The most effective way to request seller concessions is to build the ask into your initial offer rather than introducing it mid-negotiation. A well-structured offer acknowledges the seller's pricing expectations while clearly stating the concession request upfront. Last-minute concession requests — especially those introduced after an offer is already accepted — are far more likely to create friction and derail the deal.

One technique that works well in moderate markets is pairing a slightly higher offer price with a concession request. If a home is listed at $375,000 and you want $10,000 in concessions, offering $385,000 with a $10,000 seller contribution gives the seller their psychological price point while effectively netting you the same outcome. Your appraiser still needs the purchase price to be supported by comparable sales, so this approach has limits — but in markets where values support it, the strategy is clean and effective.

Getting pre-qualified before you shop is essential to executing this strategy well. When you know your loan program, your purchase price range, and your estimated closing costs, you can walk into negotiations with a specific number in mind rather than guessing. Sellers respond better to concrete, documented requests than vague asks for "help with closing costs."

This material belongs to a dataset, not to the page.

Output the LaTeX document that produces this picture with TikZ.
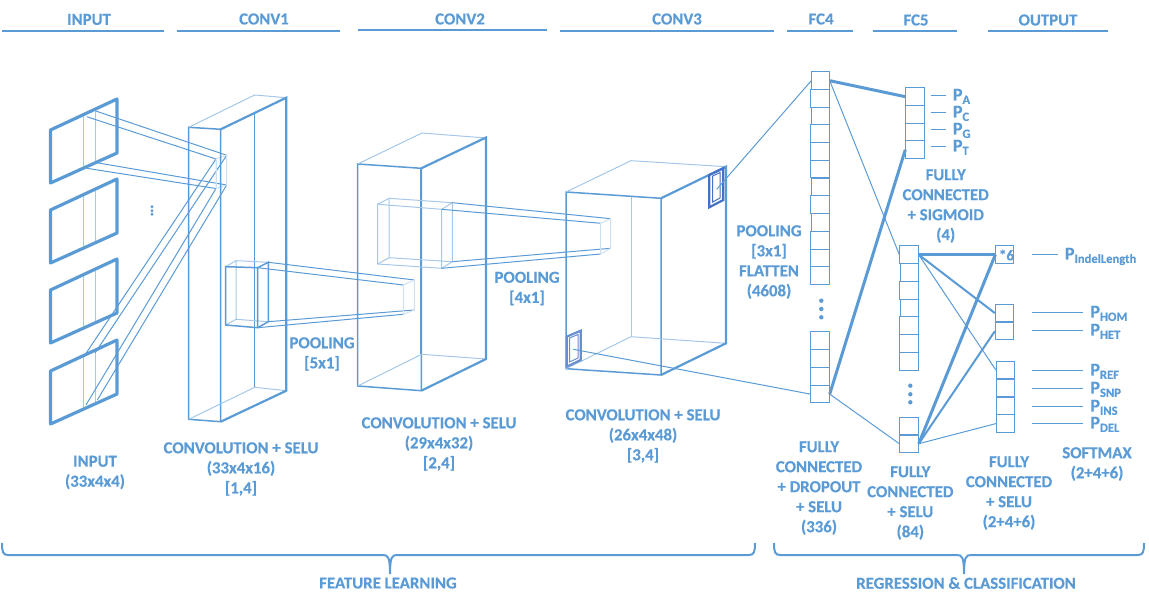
\documentclass[tikz,border=0pt]{standalone}
\usepackage{fontspec}
\setmainfont{Carlito}[BoldFeatures={FakeBold=0.4}]
\usepackage{xcolor}
\usepackage{tikz}
\definecolor{netblue}{HTML}{5B9BD5}
\definecolor{netdark}{HTML}{4472C4}
\newcommand{\probsub}[1]{\raisebox{-1.7pt}{\fontsize{6.3}{7}\selectfont #1}}
\tikzset{
  edge/.style={draw=netblue,line width=0.75pt},
  edgebold/.style={draw=netblue,line width=1.1pt},
  edgelight/.style={draw=netblue!55,line width=0.5pt},
  edgefaint/.style={draw=netblue!30,line width=0.5pt},
  panel/.style={draw=netblue,line width=1.6pt,line join=round},
  link/.style={draw=netblue,line width=0.5pt},
  linkmid/.style={draw=netblue,line width=1pt},
  linkbold/.style={draw=netblue,line width=1.5pt},
  header/.style={font=\fontsize{8.4}{10}\selectfont\bfseries,text=netblue},
  lbl/.style={font=\fontsize{8.4}{10}\selectfont\bfseries,text=netblue,align=center,inner sep=0pt},
  plbl/.style={font=\fontsize{9}{10}\selectfont\bfseries,text=netblue,anchor=west,inner sep=3.5pt,text height=7pt,text depth=1.8pt},
  cellwide/.style={draw=netblue,line width=0.5pt,anchor=north east,inner sep=0pt,minimum width=9.2pt,minimum height=8.9pt},
  cellnarrow/.style={cellwide,minimum width=8.7pt},
  rulebar/.style={draw=netblue,line width=1pt}
}
\begin{document}
\begin{tikzpicture}[x=0.5pt,y=-0.5pt]
  \useasboundingbox (0,0) rectangle (1149,603);

  \foreach \n/\xa/\xb/\ya/\yb/\tx/\tt in {
      input/2/164/30.7/19.5/89/INPUT,conva/177/339.5/30.7/19/264/CONV1,
      convb/358/547/29.7/19/460/CONV2,convc/560/774/30.7/19/677/CONV3,
      fcd/787/853/30.7/19/821/FC4,fce/873/957/30.7/20/916/FC5,
      output/988/1108/30.7/20/1048/OUTPUT} {
    \draw[rulebar] (\xa,\ya) -- (\xb,\ya);
    \node[header] (\n head) at (\tx,\yb) {\tt};
  }

  \foreach \dy in {0,80,160,241} {
    \draw[edgelight] (83.7,114.4+\dy) -- (83.7,168+\dy);
    \draw[edgelight] (95.7,108.9+\dy) -- (95.7,162.5+\dy);
    \draw[panel] (50.5,130+\dy) -- (117,99+\dy) -- (117,153+\dy) -- (50.5,183+\dy) -- cycle;
  }
  \foreach \y in {206.7,210.7,214.3}
    \fill[netblue] (152,\y) circle[radius=1.6];

  \coordinate (ina) at (95.7,111);
  \coordinate (inb) at (86.7,116.7);
  \coordinate (inc) at (96.7,162.7);
  \coordinate (ind) at (86.7,168.3);
  \coordinate (ine) at (86,353.3);
  \coordinate (inf) at (95,353);
  \coordinate (ing) at (86,405);
  \coordinate (inh) at (97.3,400);
  \coordinate (sma) at (226.7,155.3);
  \coordinate (smb) at (216,159);
  \coordinate (smc) at (226.7,185);
  \coordinate (smd) at (216,188.5);
  \draw[link] (ina) -- (sma) (inb) -- (smb) (inc) -- (smc) (ind) -- (smd);
  \draw[link] (ine) -- (smb) (inf) -- (sma) (ing) -- (smd) (inh) -- (smc);
  \draw[edgefaint] (smb) -- (sma) -- (smc) -- (smd) -- cycle;
  \draw[edgefaint] (smb) -- (216,188.5);

  \draw[edge] (188.7,127.3) -- (220.7,129.3) -- (220.7,421.7) -- (188.7,419.3) -- cycle;
  \draw[edgelight] (188.7,127.3) -- (254.7,95) -- (286.3,97.7);
  \draw[edgelight] (188.7,419.3) -- (254.7,387.3) -- (286.3,390.7);
  \draw[edge] (254.7,112) -- (254.7,387.3);
  \draw[edgebold] (220.7,129.3) -- (286.3,97.7) -- (286.3,390.7) -- (220.7,421.7);

  \coordinate (aba) at (268.3,262.3);
  \coordinate (abb) at (257.7,267.7);
  \coordinate (abc) at (268.3,321.7);
  \coordinate (abd) at (257.7,327.7);
  \coordinate (tga) at (414.3,280);
  \coordinate (tgb) at (403.3,285);
  \coordinate (tgc) at (414.3,310);
  \coordinate (tgd) at (403.3,314.3);
  \draw[edgelight] (236,260.7) -- (236,319.3) -- (268.3,321.7);
  \draw[edgelight] (225.7,266.7) -- (236,260.7) -- (268.3,262.3);
  \draw[edgelight] (225.7,325) -- (236,319.3);
  \draw[edge] (225.7,266.7) -- (abb) -- (abd) -- (225.7,325) -- cycle;
  \draw[edge] (abb) -- (aba) -- (abc) -- (abd);
  \draw[link] (aba) -- (tga) (abb) -- (tgb) (abc) -- (tgc) (abd) -- (tgd);
  \draw[edgefaint] (tgb) -- (tga) -- (tgc) -- (tgd) -- cycle;

  \draw[edge] (357.7,164) -- (421.3,168.3) -- (421.3,390.7) -- (357.7,386) -- cycle;
  \draw[edgelight] (357.7,164) -- (422,133) -- (486,138);
  \draw[edgelight] (357.7,386) -- (421.7,354.3) -- (486,359);
  \draw[edgebold] (421.3,168.3) -- (486,137.5) -- (486,359) -- (421.3,390.7);
  \draw[edgebold] (421.3,168.3) -- (421.3,354);

  \coordinate (bca) at (452.3,202.7);
  \coordinate (bcb) at (441.7,209.3);
  \coordinate (bcc) at (452.3,261.7);
  \coordinate (bcd) at (441.7,268.3);
  \coordinate (tha) at (610.7,218.7);
  \coordinate (thb) at (600.7,223.3);
  \coordinate (thc) at (610.7,248.3);
  \coordinate (thd) at (600.7,254);
  \draw[edgelight] (389,198.3) -- (389,257.7) -- (452.3,261.7);
  \draw[edgelight] (377.7,204.3) -- (389,198.3) -- (452.3,202.7);
  \draw[edgelight] (377.7,264) -- (389,257.7);
  \draw[edgelight] (377.7,204.3) -- (bcb) -- (bcd) -- (377.7,264) -- cycle;
  \draw[edgelight] (bcb) -- (bca) -- (bcc) -- (bcd);
  \draw[link] (bca) -- (tha) (bcb) -- (thb) (bcc) -- (thc) (bcd) -- (thd);
  \draw[edgefaint] (thb) -- (tha) -- (thc) -- (thd) -- cycle;

  \draw[edge] (566,192) -- (661,198.3) -- (661,375) -- (566,368.7) -- cycle;
  \draw[edgelight] (566,192) -- (631,160.7) -- (726,166.7);
  \draw[edgelight] (566,368.7) -- (631,336.7) -- (726,343.3);
  \draw[edgelight] (631,197) -- (631,336.7);
  \draw[edgebold] (661,198.3) -- (726,166.7) -- (726,343.3) -- (661,375);

  \draw[draw=netdark,line width=1.1pt] (709.3,175) -- (723.3,168.3) -- (723.3,200) -- (709.3,207.3) -- cycle;
  \draw[draw=netdark,line width=0.5pt] (712.7,176) -- (720,172.5) -- (720,198) -- (712.7,202) -- cycle;
  \draw[draw=netdark!80,line width=1.1pt] (566.7,336.7) -- (580.7,330.7) -- (580.7,360) -- (566.7,366.7) -- cycle;
  \draw[draw=netdark!80,line width=0.5pt] (569.5,338) -- (578,334.5) -- (578,358) -- (569.5,362) -- cycle;
  \coordinate (flata) at (716.7,189.3);
  \coordinate (flatb) at (573.3,349.3);

  \foreach \k/\y/\st in {1/71.3/cellnarrow,2/89.3/cellwide,3/106.7/cellnarrow,
      4/124.3/cellwide,5/142.3/cellwide,6/159.7/cellwide,7/177.7/cellnarrow,
      8/195.3/cellwide,9/213.3/cellnarrow,10/231.3/cellwide,11/248.7/cellwide,
      12/266.3/cellwide,13/331.3/cellwide,14/349.3/cellwide,15/367.3/cellwide,
      16/384.7/cellwide}
    \node[\st] (fcd\k) at (829.7,\y) {};
  \foreach \y in {300.7,309,317.3}
    \fill[netblue] (821.3,\y) circle[radius=2.2];

  \foreach \k/\y in {1/87.3,2/105,3/122.7,4/140.3}
    \node[cellwide] (sig\k) at (924.7,\y) {};

  \foreach \k/\y/\st in {1/245.3/cellwide,2/263.3/cellnarrow,3/281.3/cellwide,
      4/298.7/cellnarrow,5/316.3/cellwide,6/334.3/cellwide,7/352.3/cellwide,
      8/417.3/cellwide,9/434.3/cellwide}
    \node[\st] (fce\k) at (918.7,\y) {};
  \foreach \y in {385.7,394.3,402.3}
    \fill[netblue] (910.3,\y) circle[radius=2.2];

  \node[cellnarrow] (len) at (1013.7,245.3) {};
  \node[font=\fontsize{7.5}{8}\selectfont\bfseries,text=netblue,inner sep=0pt] (lentext) at (1006.5,255) {*6};
  \foreach \n/\y in {hom/303.7,het/321.7}
    \node[cellwide] (\n) at (1014.3,\y) {};
  \foreach \n/\y in {ref/360.7,snp/378.7,ins/396.7,del/414.2}
    \node[cellwide] (\n) at (1015.3,\y) {};

  \draw[link] (flata) -- (fcd1.west);
  \draw[link] (flatb) -- (fcd16.west);
  \draw[linkbold] (fcd1.east) -- (sig1.west);
  \draw[linkbold] (fcd16.east) -- (sig4.west);
  \draw[link] (fcd1.east) -- (fce1.west);
  \draw[link] (fcd16.east) -- (fce9.west);
  \draw[linkbold] (fce1.east) -- (len.west);
  \draw[linkmid] (fce1.east) -- (hom.west);
  \draw[link] (fce1.east) -- (ref.west);
  \draw[linkbold] (fce9.east) -- (len.west);
  \draw[linkmid] (fce9.east) -- (het.west);
  \draw[link] (fce9.east) -- (del.west);

  \foreach \n/\s/\y in {pa/A/95.3,pc/C/112.3,pg/G/129.3,pt/T/146.3} {
    \coordinate (\n from) at (930.7,\y);
    \node[plbl] (\n) at (945.5,\y) {P\probsub{\s}};
    \draw[link] (\n from) -- (\n.west);
  }
  \coordinate (plenfrom) at (1031.7,254.3);
  \node[plbl] (plen) at (1057.5,254.3) {P\probsub{IndelLength}};
  \draw[link] (plenfrom) -- (plen.west);
  \foreach \n/\s/\y in {phom/HOM/312.3,phet/HET/330.3,pref/REF/370.3,psnp/SNP/388.3,
      pins/INS/406.3,pdel/DEL/423.3} {
    \coordinate (\n from) at (1031.7,\y);
    \node[plbl] (\n) at (1083,\y) {P\probsub{\s}};
    \draw[link] (\n from) -- (\n.west);
  }

  \node[lbl] (inputlbl) at (95,472.5) {INPUT\\(33x4x4)};
  \node[lbl] (convalbl) at (241,469) {CONVOLUTION + SELU\\(33x4x16)\\{[1,4]}};
  \node[lbl] (poolalbl) at (322,354) {POOLING\\{[5x1]}};
  \node[lbl] (convblbl) at (439,444) {CONVOLUTION + SELU\\(29x4x32)\\{[2,4]}};
  \node[lbl] (poolblbl) at (527,288.5) {POOLING\\{[4x1]}};
  \node[lbl] (convclbl) at (643,436) {CONVOLUTION + SELU\\(26x4x48)\\{[3,4]}};
  \node[lbl] (poolclbl) at (769,262) {POOLING\\{[3x1]}\\FLATTEN\\(4608)};
  \node[lbl] (fcdlbl) at (819,488) {FULLY\\CONNECTED\\+ DROPOUT\\+ SELU\\(336)};
  \node[lbl] (fcelbl) at (910.3,503) {FULLY\\CONNECTED\\+ SELU\\(84)};
  \node[lbl] (siglbl) at (945.7,206) {FULLY\\CONNECTED\\+ SIGMOID\\(4)};
  \node[lbl] (outlbl) at (1009,493) {FULLY\\CONNECTED\\+ SELU\\(2+4+6)};
  \node[lbl] (softlbl) at (1097,464) {SOFTMAX\\(2+4+6)};

  \draw[rulebar] (2,543) .. controls (2,552) and (3,555) .. (8,555) -- (383,555)
    .. controls (388,555) and (390,557) .. (390,574)
    .. controls (390,557) and (392,555) .. (397,555) -- (749,555)
    .. controls (754,555) and (755,552) .. (755,543);
  \draw[rulebar] (774,543) .. controls (774,552) and (775,555) .. (780,555) -- (957,555)
    .. controls (962,555) and (964,557) .. (964,574)
    .. controls (964,557) and (966,555) .. (971,555) -- (1138,555)
    .. controls (1143,555) and (1144,552) .. (1144,543);
  \node[lbl] (featlbl) at (388,583) {FEATURE LEARNING};
  \node[lbl] (reglbl) at (966,583) {REGRESSION \& CLASSIFICATION};
\end{tikzpicture}
\end{document}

Seller Concessions and the Appraisal

One question buyers often ask is whether requesting seller concessions affects the home's appraised value. The short answer is no — the concession itself doesn't change the appraised value. Appraisers evaluate the purchase price relative to comparable sales, not the terms of seller contributions. However, the purchase price does matter. If you inflate the offer price to accommodate a concession and the home doesn't appraise at that price, you'll need to renegotiate or cover the appraisal gap yourself.

This is why it's important to discuss your concession strategy with your loan officer before you write the offer, not after. A good mortgage professional will help you structure the transaction in a way that accomplishes your cash-flow goals without creating an appraisal problem.

Making Seller Concessions Work for Your Purchase

Seller concessions are one of the most practical tools in the homebuying process. Still, they only deliver their full value when you understand the rules, know your limits by loan type, and negotiate with a clear strategy from the start. Whether you're using an FHA loan with its 6% allowance, a VA loan with its unmatched flexibility, or a conventional loan structured around your down payment tier, there's a version of this strategy that can work for your transaction.

The buyers who use concessions most effectively are the ones who prepare before they shop — with financing in place, closing cost estimates in hand, and a mortgage team ready to guide the numbers.